Diversity comes in all shapes and sizes and has been and continues to be the subject of much debate in business communities across the globe. As an Executive Recruiter I have been asked to identify candidates who are diverse in terms of race, ethnicity, gender and even geography. One type of diversity that has more recently begun to receive subtle yet perceptible attention is age diversity.

What, you may ask yourself! Age diversity in a country where federal and state laws prohibit questions about age?

The age diversity I am referring to and it is definitely on the minds of some even if they don’t yet realize it, is more broad stroked and refers to generation diversity. Or, to put it more technically, diversity of demographic cohort.
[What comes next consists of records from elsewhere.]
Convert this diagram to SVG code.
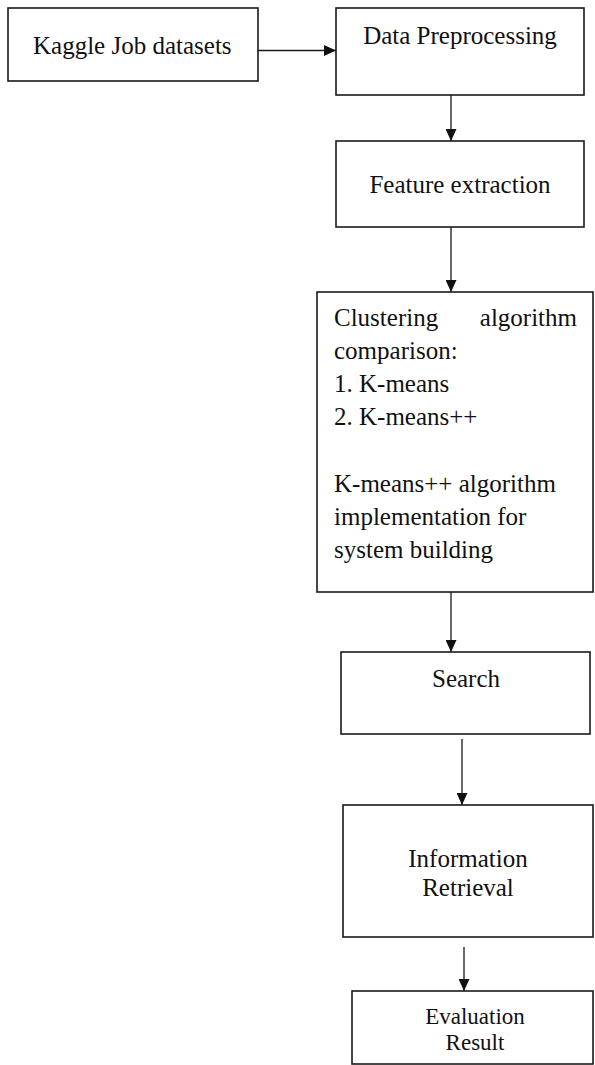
<svg xmlns="http://www.w3.org/2000/svg" width="595" height="1065" viewBox="0 0 595 1065">
<style>
.box{fill:#fff;stroke:#1a1a1a;stroke-width:1.6}
.t{font-family:"Liberation Serif","Times New Roman",serif;font-size:25px;fill:#111}
.s{font-size:23px}
.c{text-anchor:middle}
.e{text-anchor:end}
.ln{stroke:#1a1a1a;stroke-width:1.3;fill:none}
</style>
<defs>
<marker id="ah" viewBox="0 0 12 11" refX="12" refY="5.5" markerWidth="12" markerHeight="11" markerUnits="userSpaceOnUse" orient="auto">
<path d="M0,0 L12,5.5 L0,11 Z" fill="#111"/>
</marker>
</defs>
<rect width="595" height="1065" fill="#fff"/>
<g id="connectors">
<line class="ln" x1="258" y1="50.5" x2="336" y2="50.5" marker-end="url(#ah)"/>
<line class="ln" x1="451" y1="95" x2="451" y2="141" marker-end="url(#ah)"/>
<line class="ln" x1="451" y1="227" x2="451" y2="292" marker-end="url(#ah)"/>
<line class="ln" x1="451" y1="592" x2="451" y2="652" marker-end="url(#ah)"/>
<line class="ln" x1="462" y1="739" x2="462" y2="805" marker-end="url(#ah)"/>
<line class="ln" x1="464" y1="947" x2="464" y2="991" marker-end="url(#ah)"/>
</g>
<g id="kaggle">
<rect class="box" x="8" y="8" width="250" height="73"/>
<text class="t" x="33" y="54">Kaggle Job datasets</text>
</g>
<g id="preprocessing">
<rect class="box" x="336" y="8" width="248" height="87"/>
<text class="t c" x="460" y="44">Data Preprocessing</text>
</g>
<g id="feature">
<rect class="box" x="336" y="141" width="248" height="86"/>
<text class="t c" x="460" y="193">Feature extraction</text>
</g>
<g id="clustering">
<rect class="box" x="317" y="292" width="276" height="300"/>
<text class="t" x="334" y="326">Clustering</text>
<text class="t e" x="577" y="326">algorithm</text>
<text class="t" x="334" y="359">comparison:</text>
<text class="t" x="334" y="392">1. K-means</text>
<text class="t" x="334" y="425">2. K-means++</text>
<text class="t" x="334" y="492">K-means++ algorithm</text>
<text class="t" x="334" y="525">implementation for</text>
<text class="t" x="334" y="558">system building</text>
</g>
<g id="search">
<rect class="box" x="341" y="652" width="249" height="82"/>
<text class="t c" x="466" y="687">Search</text>
</g>
<g id="retrieval">
<rect class="box" x="343" y="805" width="250" height="132"/>
<text class="t c" x="468" y="867">Information</text>
<text class="t c" x="468" y="896">Retrieval</text>
</g>
<g id="evaluation">
<rect class="box" x="352" y="991" width="241" height="73"/>
<text class="t c s" x="475" y="1024">Evaluation</text>
<text class="t c s" x="475" y="1050">Result</text>
</g>
</svg>
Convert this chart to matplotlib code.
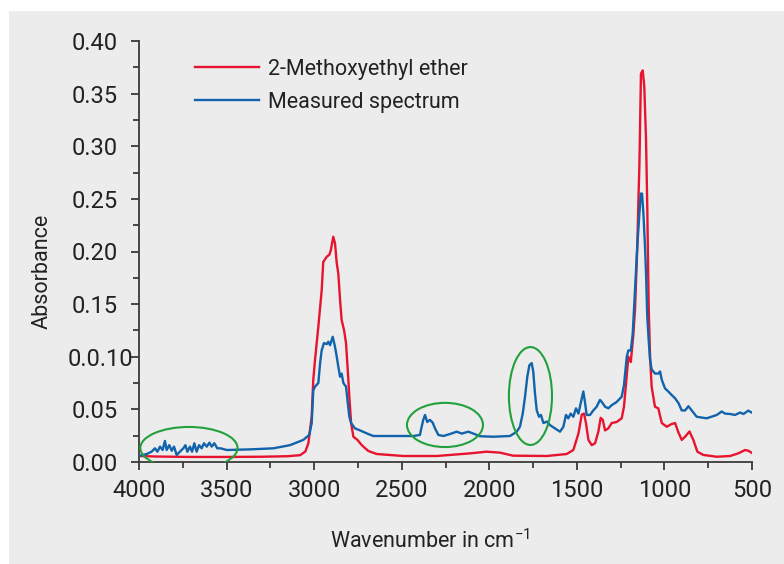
import numpy as np
import matplotlib
matplotlib.use("Agg")
import matplotlib.pyplot as plt
from matplotlib.patches import Ellipse, Rectangle
from matplotlib.transforms import ScaledTranslation

plt.rcParams['font.family'] = ['Roboto', 'DejaVu Sans']
plt.rcParams['mathtext.fontset'] = 'custom'
plt.rcParams['mathtext.rm'] = 'Roboto'

# Reference spectrum: 2-Methoxyethyl ether (wavenumber in cm-1, absorbance)
ref_wn = [4000, 3900, 3700, 3500, 3300, 3150, 3080, 3050, 3033, 3014, 3005, 2995,
          2976, 2957, 2948, 2928, 2913, 2905, 2891, 2881, 2871, 2862, 2852, 2843,
          2829, 2818, 2808, 2799, 2789, 2776, 2753, 2728, 2691, 2643, 2491, 2300,
          2110, 2015, 1939, 1864, 1672, 1558, 1520, 1491, 1472, 1459, 1448, 1434,
          1415, 1396, 1377, 1364, 1352, 1339, 1320, 1301, 1273, 1244, 1231, 1219,
          1206, 1192, 1177, 1168, 1155, 1147, 1143, 1134, 1124, 1115, 1105, 1098,
          1090, 1082, 1073, 1054, 1035, 1015, 987, 960, 939, 920, 901, 882, 857,
          835, 812, 778, 701, 625, 578, 540, 521, 502]
ref_abs = [0.0057, 0.0052, 0.0048, 0.0048, 0.0050, 0.0055, 0.0065, 0.0100, 0.0178,
           0.043, 0.078, 0.097, 0.1286, 0.163, 0.190, 0.195, 0.197, 0.201, 0.214,
           0.208, 0.189, 0.179, 0.154, 0.135, 0.125, 0.113, 0.087, 0.062, 0.037,
           0.024, 0.021, 0.016, 0.0105, 0.0076, 0.0057, 0.0057, 0.0082, 0.0098,
           0.0089, 0.0060, 0.0057, 0.0076, 0.0114, 0.027, 0.045, 0.046, 0.037,
           0.021, 0.016, 0.0178, 0.029, 0.042, 0.040, 0.030, 0.032, 0.037, 0.038,
           0.0415, 0.0525, 0.075, 0.100, 0.095, 0.122, 0.145, 0.205, 0.258, 0.281,
           0.369, 0.372, 0.357, 0.306, 0.243, 0.148, 0.100, 0.0715, 0.0525, 0.051,
           0.037, 0.0335, 0.036, 0.037, 0.028, 0.021, 0.024, 0.029, 0.021, 0.0098,
           0.0067, 0.0050, 0.0057, 0.0082, 0.0114, 0.0107, 0.0088]

# Measured spectrum
meas_wn = [4000, 3956, 3928, 3909, 3895, 3880, 3865, 3852, 3842, 3827, 3813, 3800,
           3785, 3766, 3747, 3735, 3724, 3709, 3697, 3684, 3671, 3657, 3642, 3629,
           3613, 3598, 3585, 3570, 3553, 3534, 3499, 3366, 3233, 3138, 3062, 3028,
           3014, 3005, 2995, 2976, 2966, 2957, 2944, 2928, 2919, 2909, 2894, 2881,
           2871, 2862, 2852, 2843, 2833, 2818, 2808, 2799, 2789, 2767, 2738, 2691,
           2662, 2586, 2434, 2396, 2386, 2377, 2367, 2354, 2339, 2323, 2310, 2291,
           2262, 2224, 2186, 2157, 2120, 2091, 2053, 1977, 1882, 1843, 1825, 1809,
           1796, 1783, 1771, 1758, 1749, 1739, 1729, 1716, 1705, 1691, 1672, 1653,
           1625, 1596, 1577, 1562, 1549, 1535, 1520, 1505, 1491, 1478, 1463, 1453,
           1444, 1425, 1406, 1387, 1368, 1353, 1339, 1320, 1301, 1273, 1244, 1231,
           1215, 1206, 1192, 1181, 1168, 1155, 1143, 1135, 1128, 1120, 1111, 1105,
           1098, 1090, 1082, 1073, 1054, 1035, 1025, 1015, 997, 978, 959, 939, 920,
           901, 882, 863, 844, 816, 759, 701, 673, 654, 625, 597, 568, 549, 521, 502]
meas_abs = [0.0057, 0.0076, 0.0098, 0.013, 0.0098, 0.0146, 0.0114, 0.020, 0.0114,
            0.016, 0.0107, 0.0146, 0.0067, 0.0098, 0.013, 0.016, 0.0098, 0.0146,
            0.0098, 0.0178, 0.0098, 0.016, 0.013, 0.0178, 0.0146, 0.0184, 0.0146,
            0.0178, 0.013, 0.013, 0.0114, 0.012, 0.013, 0.016, 0.021, 0.0257, 0.037,
            0.068, 0.0716, 0.075, 0.094, 0.106, 0.113, 0.112, 0.1143, 0.111, 0.119,
            0.1096, 0.100, 0.0906, 0.081, 0.084, 0.075, 0.0716, 0.056, 0.043, 0.037,
            0.032, 0.030, 0.0266, 0.0247, 0.0247, 0.0247, 0.0257, 0.0335, 0.040,
            0.0447, 0.038, 0.040, 0.0374, 0.032, 0.0257, 0.0247, 0.0266, 0.0288,
            0.027, 0.0288, 0.027, 0.0245, 0.024, 0.0247, 0.0288, 0.0335, 0.046,
            0.062, 0.081, 0.092, 0.094, 0.086, 0.065, 0.049, 0.043, 0.0447, 0.037,
            0.0384, 0.035, 0.032, 0.0288, 0.0335, 0.0447, 0.0415, 0.046, 0.043,
            0.051, 0.046, 0.056, 0.067, 0.056, 0.0447, 0.0447, 0.049, 0.0525, 0.059,
            0.056, 0.0525, 0.051, 0.054, 0.057, 0.062, 0.073, 0.100, 0.106, 0.106,
            0.122, 0.163, 0.205, 0.236, 0.255, 0.255, 0.236, 0.205, 0.179, 0.138,
            0.116, 0.097, 0.088, 0.084, 0.084, 0.086, 0.078, 0.070, 0.067, 0.0637,
            0.0605, 0.056, 0.049, 0.049, 0.053, 0.049, 0.043, 0.0415, 0.0447, 0.048,
            0.046, 0.0456, 0.0447, 0.047, 0.0456, 0.0488, 0.047]

# highlighted regions: (centre wavenumber, centre absorbance, width, height)
highlights = [(3715, 0.0133, 555, 0.040),
              (2253, 0.0352, 434, 0.042),
              (1765, 0.0627, 246, 0.093)]

x_ticks = [4000, 3500, 3000, 2500, 2000, 1500, 1000, 500]
y_ticks = [0.00, 0.05, 0.10, 0.15, 0.20, 0.25, 0.30, 0.35, 0.40]
y_labels = ['0.00', '0.05', '0.0.10', '0.15', '0.20', '0.25', '0.30', '0.35', '0.40']

W, H = 784, 564
fig = plt.figure(figsize=(W / 100, H / 100), dpi=100)
fig.patch.set_facecolor('white')
fig.patches.append(Rectangle((9 / W, 0), 1 - 9 / W, 1 - 11 / H, transform=fig.transFigure,
                             facecolor='#ececec', edgecolor='none', zorder=-10))

ax = fig.add_axes([139 / W, 1 - 462 / H, 613 / W, 421 / H])
ax.patch.set_alpha(0)

ax.plot(ref_wn, ref_abs, color='#e8132e', lw=1.7, label='2-Methoxyethyl ether', zorder=3)
ax.plot(meas_wn, meas_abs, color='#1163ab', lw=1.7, label='Measured spectrum', zorder=4)

for cx, cy, w, h in highlights:
    ax.add_patch(Ellipse((cx, cy), w, h, fill=False, edgecolor='#22a03c', lw=1.5, zorder=5))

ax.set_xlim(4000, 500)
ax.set_ylim(0, 0.40)
ax.set_xticks(x_ticks)
ax.set_xticklabels([str(t) for t in x_ticks])
ax.set_xticks(np.arange(4000, 499, -250), minor=True)
ax.set_yticks(y_ticks)
ax.set_yticklabels(y_labels)
ax.set_yticks(np.arange(0, 0.401, 0.025), minor=True)

for s in ['top', 'right']:
    ax.spines[s].set_visible(False)
for s in ['left', 'bottom']:
    ax.spines[s].set_color('#3a3a3a')
    ax.spines[s].set_linewidth(1.3)

ax.tick_params(axis='both', which='both', direction='out', color='#3a3a3a', width=1.3,
               labelcolor='#222222', labelsize=17)
ax.tick_params(axis='y', which='major', length=6, pad=9)
ax.tick_params(axis='y', which='minor', length=4)
ax.tick_params(axis='x', which='major', length=6, pad=6)
ax.tick_params(axis='x', which='minor', length=4)

# the odd "0.0.10" label sits further right in the original
lab = ax.get_yticklabels()[2]
lab.set_transform(lab.get_transform() + ScaledTranslation(15 / 100, 0, fig.dpi_scale_trans))

fig.text(430 / W, 1 - 541 / H, 'Wavenumber in cm$^{\\mathregular{-1}}$', ha='center', va='center',
         fontsize=15.5, color='#222222')
fig.text(42 / W, 1 - 271 / H, 'Absorbance', ha='center', va='center', rotation=90,
         fontsize=15.5, color='#222222')

ax.legend(loc='upper left', bbox_to_anchor=(184 / W, 1 - 48 / H), bbox_transform=fig.transFigure,
          frameon=False, fontsize=15.5, handlelength=3.0, handletextpad=0.4,
          labelspacing=0.55, borderpad=0, labelcolor='#222222')

fig.savefig('out.png', dpi=100, facecolor=fig.get_facecolor())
In the 2013 PricewaterhouseCoopers Annual Corporate Directors Survey it was reported that the average age of board directors is 68 and mandatory retirement has risen to 72-75. This, at a time of breakneck speed of change in how companies utilize social media and the continued online and mobile revolution. Can you begin to see why age diversity is becoming increasingly crucial in corporate boardrooms (not to mention elsewhere as well)?

Starbucks seemed to have realized this back in 2011 when they appointed then 29 year old Clara Shih to their Board of Directors. She is a former Google, Microsoft and Salesforce.com employee who founded Hearsay Social, a software company that helps large corporations bolster their brand across major social media networks. Full disclosure, at the time of the appointment I was perplexed by this. All of my training and experience had led me to believe that board members, by definition had to be in the latter years of their career, regardless of what other type of diversity they might bring to the table. Yet, a few years into the appointment we know that Shih has helped Starbucks adapt and understand mobile, social media and undoubtedly she provides important insight into the millennial generation as well.

It definitely takes a unique individual to assume a director role in the earlier stages of their career and the opportunity will not be appropriate for most. However, one cannot deny the fact that individuals in their late-20s and 30s have a completely different paradigm of the world. The reality they have grown up in is far more complex, global and fast paced than that of yesteryear. Insight into this “world” can be very powerful. There are intrinsic and implicit realities that influence behavior, consumption, purchasing decisions and basic expectations. Isn’t it preferable to have first hand insight than to speculate?

An argument can be made on the other side for the fact that board directors need years and perhaps decades of experience before they can adequately direct a company strategically. Additionally, one of the main responsibilities of a board is to plan for CEO succession and the ability to advise at this level takes many years to develop. All of this is very true; however I am not suggesting that the board be made up entirely of 20 or 30-somethings, rather that a consideration be made on a case by case basis as to whether the board might benefit from a director who came of age in a world where tweeting does not refer to birds and the term mobile phones does not simply refer to cordless!